You can bet they're not happy. can you imagine what B&L stock would be worth right now, worse than when they bought it, and that's a fact.
 






It may also cause them to think about divesting themselves of health care plays (B&L being one) before the lose as much or more again. Not good for us. They're going to put a gun to Fred's head on this .
 












you don't even know. They put a lot more than 75 Million into inspire.

The initial trade was 75 Million at 5.35 a share as per previous links. That's 14 million shares. They had 22.9 Million shares on the day it crashed. They probably bought more on lows cost averaging down their per share price but you have to figure they have a lot more than 75 million in, even on absolute lows at $3 per share, that's another 25 Million.

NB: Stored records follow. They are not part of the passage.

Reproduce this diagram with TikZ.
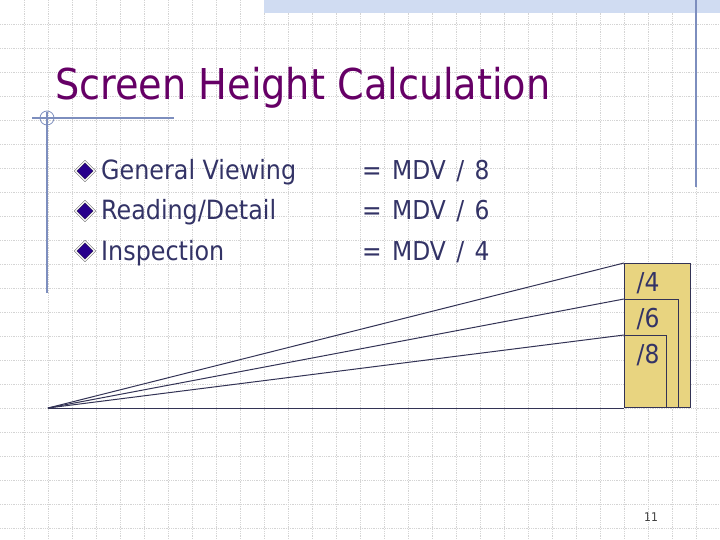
\documentclass[tikz,border=0pt]{standalone}
\usepackage{fontspec}
\setmainfont{DejaVu Sans Condensed}
\usepackage{tikz}
\usetikzlibrary{positioning}
\usetikzlibrary{shapes}

\definecolor{titlepurple}{RGB}{102,0,102}
\definecolor{bodyblue}{RGB}{51,51,102}
\definecolor{decoblue}{RGB}{125,142,190}
\definecolor{bandblue}{RGB}{208,220,242}
\definecolor{gridgray}{RGB}{212,212,212}
\definecolor{bulletblue}{RGB}{40,0,140}
\definecolor{screenyellow}{RGB}{232,212,128}
\definecolor{lineblue}{RGB}{51,51,85}
\newcommand{\widespaces}{\spaceskip 0.4em\relax}

\begin{document}
\begin{tikzpicture}[x=1pt, y=-1pt,
    gridline/.style={gridgray, densely dotted, line width=0.8pt},
    decoline/.style={decoblue, line width=1.2pt},
    titletext/.style={anchor=base west, inner sep=0pt, text=titlepurple,
      font=\fontsize{42.5}{48}\selectfont},
    itemtext/.style={anchor=base west, inner sep=0pt, text=bodyblue,
      font=\fontsize{26.5}{28}\selectfont},
    ratioitem/.style={itemtext, font={\fontsize{26}{28}\selectfont\widespaces}},
    bulletnode/.style={diamond, fill=bulletblue, draw=black!80, double=white,
      double distance=1.2pt, inner sep=0pt, minimum size=19pt},
    screenbox/.style={rectangle, draw=lineblue, line width=1pt, inner sep=0pt,
      anchor=south west},
    ratiotext/.style={text=bodyblue, inner sep=0pt,
      font=\fontsize{26}{28}\selectfont},
    ray/.style={lineblue, line width=1pt}]
  \useasboundingbox (0,0) rectangle (720,540);
  % background grid
  \fill[white] (0,0) rectangle (720,540);
  \foreach \gx in {24,48,...,696} \draw[gridline] (\gx,0) -- (\gx,540);
  \foreach \gy in {24,48,...,528} \draw[gridline] (0,\gy) -- (720,\gy);
  \fill[bandblue] (264,0) rectangle (720,13);
  % slide decoration
  \draw[decoline] (696,0) -- (696,187);
  \draw[decoline] (32,118) -- (174,118);
  \draw[decoline] (47,112) -- (47,293);
  \draw[decoblue, line width=0.8pt] (47,118) circle (7);
  % title and list
  \node[titletext] (title) at (55,100) {Screen Height Calculation};
  \node[bulletnode] (b_gen) at (85,171) {};
  \node[bulletnode] (b_read) at (85,211) {};
  \node[bulletnode] (b_insp) at (85,251) {};
  \node[itemtext] (gen) at (101,180) {General Viewing};
  \node[itemtext] (read) at (101,220) {Reading/Detail};
  \node[itemtext] (insp) at (101,260) {Inspection};
  \node[ratioitem] (gen_r) at (362,180) {= MDV / 8};
  \node[ratioitem] (read_r) at (362,220) {= MDV / 6};
  \node[ratioitem] (insp_r) at (362,260) {= MDV / 4};
  % screens
  \coordinate (eye) at (48,408);
  \node[screenbox, fill=screenyellow, minimum width=66pt, minimum height=144pt] (box4) at (624,408) {};
  \node[screenbox, minimum width=54pt, minimum height=108pt] (box6) at (624,408) {};
  \node[screenbox, minimum width=42pt, minimum height=72pt] (box8) at (624,408) {};
  \node[ratiotext] (lbl4) at (648,283) {/4};
  \node[ratiotext] (lbl6) at (648,319) {/6};
  \node[ratiotext] (lbl8) at (648,355) {/8};
  \draw[ray] (eye) -- (box4.north west);
  \draw[ray] (eye) -- (box6.north west);
  \draw[ray] (eye) -- (box8.north west);
  \draw[ray] (eye) -- (box4.south west);
  \node[text=black!75, font=\fontsize{12}{14}\selectfont] (pagenum) at (651,517) {11};
\end{tikzpicture}
\end{document}
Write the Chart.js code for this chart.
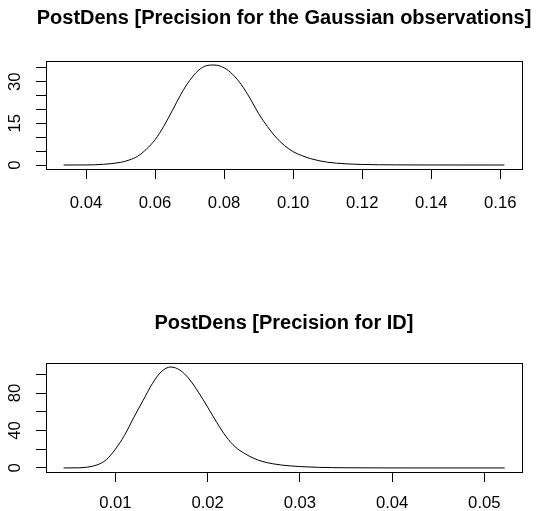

You have to figure they were into the stock for at LEAST 100 Million, probably as much as 130 Million.

On Dec 31st the price was 8.4, on Jan 3rd it dropped to 3.4 , assuming that they are not the ones that sold off all of their stock and tanked the price, if they held on, they probably lost 20% of their own money. The bad news is, inspire has 1 more drug in the pipeline proclaria or something for dry eye. I think inspire stock is a black hole now, I was thinking of maybe buying it, but I don't think the company will survive. I think it will be bought out on the low.
Expect warburg to sink that ship real quick to get out what they can. For all we know, that huge drop was them selling off their shares....
 






news report said inspire agreed sell all of its stock accounting for 28% of the shares.
Did some quick math and it looks like that means they were still holding their 23 Million shares.

That means they didn't sell off share while stock was falling and they will cash out with about 116 million. Based on posts below. I don't think they are even getting out for what they put in. They may have turned a 20 % profit at absolute best base scenario, but those numbers are not good for the amount of time they were tied up with Inspire. May have even taken a 10% loss.

Expect inspire deal to leave a burning sensation in their eye about Ophthalmics.
Would not be surprised if deal for B&L looms on horizon.
 












I'm coming up with a little different math on this Inspire sale to Merck. Somebody check my numbers:

WP paid $75 million ($5.35 share) on July 18, 2007
WP sold $140 million ($5 a share * 28 million shares) on April 5, 2011

Gross Profit: $65 million in 4 years
 






your math is bad.

The initial purchase of 75 Mil was not their only investment. They purchased more along the way infusing the company with more cash.

Inspire stock did not split, therefore they can not sell same amount of stock for less than they bought it and double their money.

I can't find numbers to show what else they bought along the way, but we know how much they bought in the first round and how much they were holding at the end.

They did not do well. They probably escaped with a small profit by buying more stock when it was at lows of 3 and change.